Some multi-hyphenate artists who work in multiple spaces have described feeling like they have to choose one artistic identity over the other. Do you feel that way with Bharatanatyam and musical theatre? How are you able to nurture and balance both?
Growing up as an Indian-American, I felt like I not only had two cultural lives, but two separate artistic lives as well. They were completely different entities yet all coexisted inside of me, so the juggle is something I’ve always dealt with. I think the reality is that a multi-hyphenate artist has to be mindful about diligently practicing all the things they do, no matter where their focus is drawn professionally at the time. For example, I played violin for 12 years as a kid, but could have never anticipated using that skill in The Great Comet on Broadway. Keep in touch with all parts of your artistic self. Practice is everything.
What would you like people to know about Bharatanatyam as an artform?

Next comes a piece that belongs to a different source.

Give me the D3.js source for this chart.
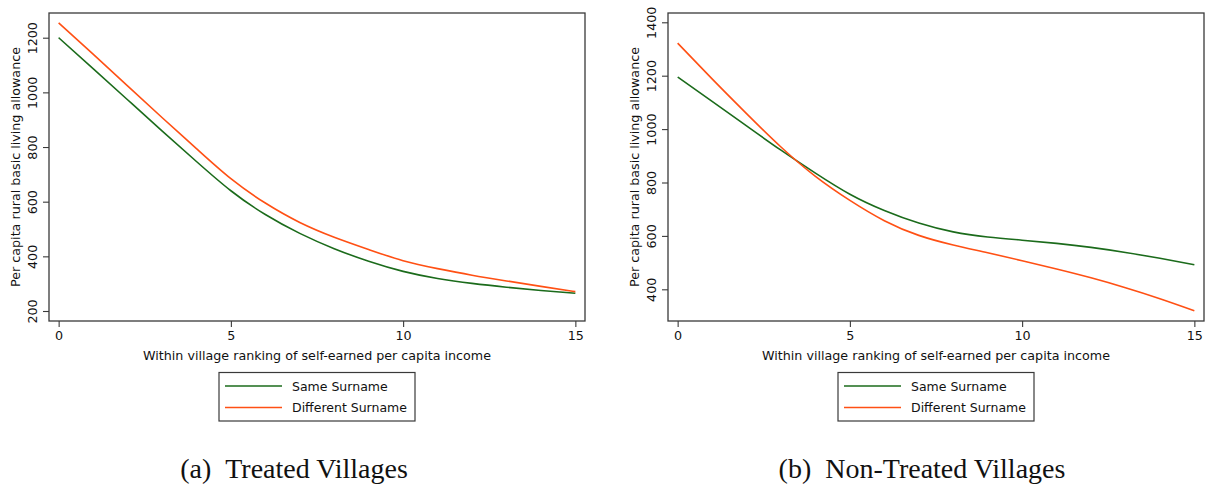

Bharathanatyam is probably not what you’ve seen in Bollywood movies. It is highly stylized and can be thought of as the ballet of India. Though a decent amount of Bollywood choreography is inspired by classical dance, Bollywood is much more mainstream and urbanized, like hip hop.
What do you want to bring to theatre when it returns?
I think we’ve all had a lot of time to reflect on ourselves, how we can be better artists and how we move forward. After the year we’ve had, I want to bring my truest bravest self to everything I do, more so than I ever did before. I want open ears, inclusivity, empathy, and focus when we return.